Chi Sao is a sensitivity drill used primarily in Wing Chun Kung Fu. By sensitivity it is meant as a practice drill between two practitioners by means of touching of hands and wrists through multiple set patterns of movements. These movements involve back and forth, up and down, and circular patterns. The key is to anticipate your opponents movements and to stay with them as they make simulated attacking movements. The movements have Chinese names like Tan Sao, Pak Sao, Jing Jang, Fook Sao hooking hand, Jut Sao or jerking hand.
To do proper Chi Sao, it takes a great deal of time to develop the sensitivity. The drill make you more efficient at reacting by reflex to an opponents actions. So to sum up Chi Sao it is a reactive tool, or defensive in nature.
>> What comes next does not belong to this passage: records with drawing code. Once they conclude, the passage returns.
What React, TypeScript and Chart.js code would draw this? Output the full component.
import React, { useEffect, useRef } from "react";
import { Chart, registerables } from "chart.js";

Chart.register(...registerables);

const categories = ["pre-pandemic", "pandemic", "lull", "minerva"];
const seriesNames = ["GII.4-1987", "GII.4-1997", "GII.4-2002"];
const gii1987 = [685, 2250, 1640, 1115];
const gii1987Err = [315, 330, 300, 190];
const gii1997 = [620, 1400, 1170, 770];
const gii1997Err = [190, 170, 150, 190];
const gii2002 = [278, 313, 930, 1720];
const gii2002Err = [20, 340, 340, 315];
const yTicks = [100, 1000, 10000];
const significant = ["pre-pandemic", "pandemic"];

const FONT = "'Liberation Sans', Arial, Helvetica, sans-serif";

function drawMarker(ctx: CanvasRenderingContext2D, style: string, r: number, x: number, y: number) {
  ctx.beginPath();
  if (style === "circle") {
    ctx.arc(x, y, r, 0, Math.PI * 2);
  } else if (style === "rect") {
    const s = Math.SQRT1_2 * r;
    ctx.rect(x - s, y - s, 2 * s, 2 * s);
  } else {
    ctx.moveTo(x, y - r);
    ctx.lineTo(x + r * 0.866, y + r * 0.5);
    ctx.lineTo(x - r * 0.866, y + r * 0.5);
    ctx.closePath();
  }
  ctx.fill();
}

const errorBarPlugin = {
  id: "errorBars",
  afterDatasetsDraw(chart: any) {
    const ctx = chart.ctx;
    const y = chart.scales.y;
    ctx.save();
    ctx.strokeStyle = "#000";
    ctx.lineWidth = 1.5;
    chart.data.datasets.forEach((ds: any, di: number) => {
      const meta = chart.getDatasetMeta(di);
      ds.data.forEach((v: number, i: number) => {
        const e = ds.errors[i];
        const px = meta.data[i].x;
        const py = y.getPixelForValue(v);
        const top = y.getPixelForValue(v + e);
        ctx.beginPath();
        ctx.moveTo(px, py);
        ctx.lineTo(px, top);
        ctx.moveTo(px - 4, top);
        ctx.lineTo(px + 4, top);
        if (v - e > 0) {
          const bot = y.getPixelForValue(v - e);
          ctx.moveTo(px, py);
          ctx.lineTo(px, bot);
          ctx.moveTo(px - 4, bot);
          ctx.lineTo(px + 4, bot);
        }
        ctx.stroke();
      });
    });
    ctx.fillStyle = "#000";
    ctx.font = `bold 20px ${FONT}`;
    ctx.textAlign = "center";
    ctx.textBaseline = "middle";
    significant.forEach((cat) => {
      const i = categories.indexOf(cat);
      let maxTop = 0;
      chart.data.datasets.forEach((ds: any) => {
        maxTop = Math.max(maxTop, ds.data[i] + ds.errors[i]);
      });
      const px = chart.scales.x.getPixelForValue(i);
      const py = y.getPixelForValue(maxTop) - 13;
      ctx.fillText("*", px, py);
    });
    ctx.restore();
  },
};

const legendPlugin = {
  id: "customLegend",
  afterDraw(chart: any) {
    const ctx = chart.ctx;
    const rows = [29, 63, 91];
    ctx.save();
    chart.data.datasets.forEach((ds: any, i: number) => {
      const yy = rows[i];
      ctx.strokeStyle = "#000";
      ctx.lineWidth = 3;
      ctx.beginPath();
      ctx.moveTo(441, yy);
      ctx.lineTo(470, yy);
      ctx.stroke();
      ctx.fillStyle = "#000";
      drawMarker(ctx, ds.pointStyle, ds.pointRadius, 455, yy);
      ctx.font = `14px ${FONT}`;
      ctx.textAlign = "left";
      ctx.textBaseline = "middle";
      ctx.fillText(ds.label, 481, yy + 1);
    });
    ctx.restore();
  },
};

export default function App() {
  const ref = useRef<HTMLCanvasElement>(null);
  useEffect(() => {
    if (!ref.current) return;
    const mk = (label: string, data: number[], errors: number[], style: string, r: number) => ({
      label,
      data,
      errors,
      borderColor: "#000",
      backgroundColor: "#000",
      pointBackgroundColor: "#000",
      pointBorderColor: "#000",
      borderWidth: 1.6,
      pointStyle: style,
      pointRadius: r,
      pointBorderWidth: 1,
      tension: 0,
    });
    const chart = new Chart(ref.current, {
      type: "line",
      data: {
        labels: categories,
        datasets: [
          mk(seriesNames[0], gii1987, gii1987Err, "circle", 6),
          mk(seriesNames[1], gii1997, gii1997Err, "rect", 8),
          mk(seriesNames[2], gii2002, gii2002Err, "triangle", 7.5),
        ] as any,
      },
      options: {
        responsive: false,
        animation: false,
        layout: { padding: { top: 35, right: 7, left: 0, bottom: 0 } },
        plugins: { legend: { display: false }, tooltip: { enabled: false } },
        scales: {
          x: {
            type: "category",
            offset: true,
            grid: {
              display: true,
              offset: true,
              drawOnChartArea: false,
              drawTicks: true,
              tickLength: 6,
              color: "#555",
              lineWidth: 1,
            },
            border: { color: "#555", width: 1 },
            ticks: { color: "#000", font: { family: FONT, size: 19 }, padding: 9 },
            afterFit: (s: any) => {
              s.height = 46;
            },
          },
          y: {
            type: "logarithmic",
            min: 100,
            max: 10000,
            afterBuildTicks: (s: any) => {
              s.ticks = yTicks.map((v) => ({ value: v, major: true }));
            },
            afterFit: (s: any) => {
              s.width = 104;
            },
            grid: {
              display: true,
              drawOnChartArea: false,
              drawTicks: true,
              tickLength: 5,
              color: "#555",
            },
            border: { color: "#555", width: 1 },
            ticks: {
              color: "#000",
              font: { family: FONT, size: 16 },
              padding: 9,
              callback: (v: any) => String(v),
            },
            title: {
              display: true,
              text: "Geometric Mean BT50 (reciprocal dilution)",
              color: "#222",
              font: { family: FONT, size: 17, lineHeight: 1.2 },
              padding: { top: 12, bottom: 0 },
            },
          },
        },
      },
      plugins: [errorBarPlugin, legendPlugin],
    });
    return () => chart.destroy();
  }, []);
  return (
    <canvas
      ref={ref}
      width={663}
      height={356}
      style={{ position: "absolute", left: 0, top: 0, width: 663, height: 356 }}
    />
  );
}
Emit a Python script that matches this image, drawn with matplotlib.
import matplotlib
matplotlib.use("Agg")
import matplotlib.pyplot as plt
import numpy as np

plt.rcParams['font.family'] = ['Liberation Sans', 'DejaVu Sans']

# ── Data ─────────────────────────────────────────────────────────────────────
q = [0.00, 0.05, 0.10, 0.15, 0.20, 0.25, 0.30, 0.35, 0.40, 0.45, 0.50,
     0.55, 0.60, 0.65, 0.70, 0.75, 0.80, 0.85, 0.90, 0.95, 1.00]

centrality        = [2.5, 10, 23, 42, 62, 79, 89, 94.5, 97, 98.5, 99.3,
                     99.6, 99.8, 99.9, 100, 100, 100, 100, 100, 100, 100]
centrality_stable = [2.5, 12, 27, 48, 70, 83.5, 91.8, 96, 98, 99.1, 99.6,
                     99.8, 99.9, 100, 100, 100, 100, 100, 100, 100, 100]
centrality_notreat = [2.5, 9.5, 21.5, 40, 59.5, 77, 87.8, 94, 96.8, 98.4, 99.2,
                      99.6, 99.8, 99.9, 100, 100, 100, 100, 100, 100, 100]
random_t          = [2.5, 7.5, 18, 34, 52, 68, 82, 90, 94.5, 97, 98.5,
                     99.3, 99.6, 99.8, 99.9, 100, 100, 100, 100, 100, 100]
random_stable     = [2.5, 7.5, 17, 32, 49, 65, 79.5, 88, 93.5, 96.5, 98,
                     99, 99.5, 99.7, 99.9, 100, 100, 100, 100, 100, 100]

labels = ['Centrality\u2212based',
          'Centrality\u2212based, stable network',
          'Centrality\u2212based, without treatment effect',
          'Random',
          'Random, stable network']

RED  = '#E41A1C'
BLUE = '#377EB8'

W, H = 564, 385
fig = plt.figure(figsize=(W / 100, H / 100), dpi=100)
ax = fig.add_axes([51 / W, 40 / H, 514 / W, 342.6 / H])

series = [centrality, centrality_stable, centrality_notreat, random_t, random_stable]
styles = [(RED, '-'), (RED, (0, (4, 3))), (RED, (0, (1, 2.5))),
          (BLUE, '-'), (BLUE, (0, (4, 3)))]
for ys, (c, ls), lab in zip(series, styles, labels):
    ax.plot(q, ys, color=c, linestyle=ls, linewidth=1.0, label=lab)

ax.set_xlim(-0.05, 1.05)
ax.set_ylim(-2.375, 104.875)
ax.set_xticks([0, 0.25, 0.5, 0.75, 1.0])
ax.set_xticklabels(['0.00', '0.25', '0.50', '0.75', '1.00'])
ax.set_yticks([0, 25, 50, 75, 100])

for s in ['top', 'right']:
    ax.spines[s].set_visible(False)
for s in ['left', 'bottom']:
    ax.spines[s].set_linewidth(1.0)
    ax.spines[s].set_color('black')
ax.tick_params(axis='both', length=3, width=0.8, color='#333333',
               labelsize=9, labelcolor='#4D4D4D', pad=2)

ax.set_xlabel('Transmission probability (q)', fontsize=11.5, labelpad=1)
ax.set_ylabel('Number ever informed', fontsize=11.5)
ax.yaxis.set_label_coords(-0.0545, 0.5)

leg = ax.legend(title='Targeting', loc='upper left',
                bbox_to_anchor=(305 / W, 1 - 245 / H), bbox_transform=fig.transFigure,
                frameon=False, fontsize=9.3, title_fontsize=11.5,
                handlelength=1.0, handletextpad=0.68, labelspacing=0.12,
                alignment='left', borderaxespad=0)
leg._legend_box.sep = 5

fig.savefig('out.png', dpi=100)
Once attacked Bruce Lee felt you were no longer on the defense, you are now the attacker.
Jeet Kune Do used the Wing Chun Chi Sao drills and then they were modified to be more combat like by eliminating the circular chi sao drills. Bruce felt that the formed patterns were holding back students and practitioners by limiting them to a closed circle. Bruce only cared about how a technique or drill worked in combat.
In 1971 Bruce Lee decided to completely eliminate the Chi Sao drills all together. He believed that even his combat modified Chi Sao as taught in his Oakland California school was putting a damper on the effectiveness of JKD, and that it was too difficult in combat to read the moves or energy of an opponent. He would rather attack the attack to begin with regardless of what energy the opponent was giving you.
In the end Chi Sao is an effective tool for defensive sensitivity training, but not for real world fighting in Jeet Kune Do where the focus is on the offensive after being attacked or threatened.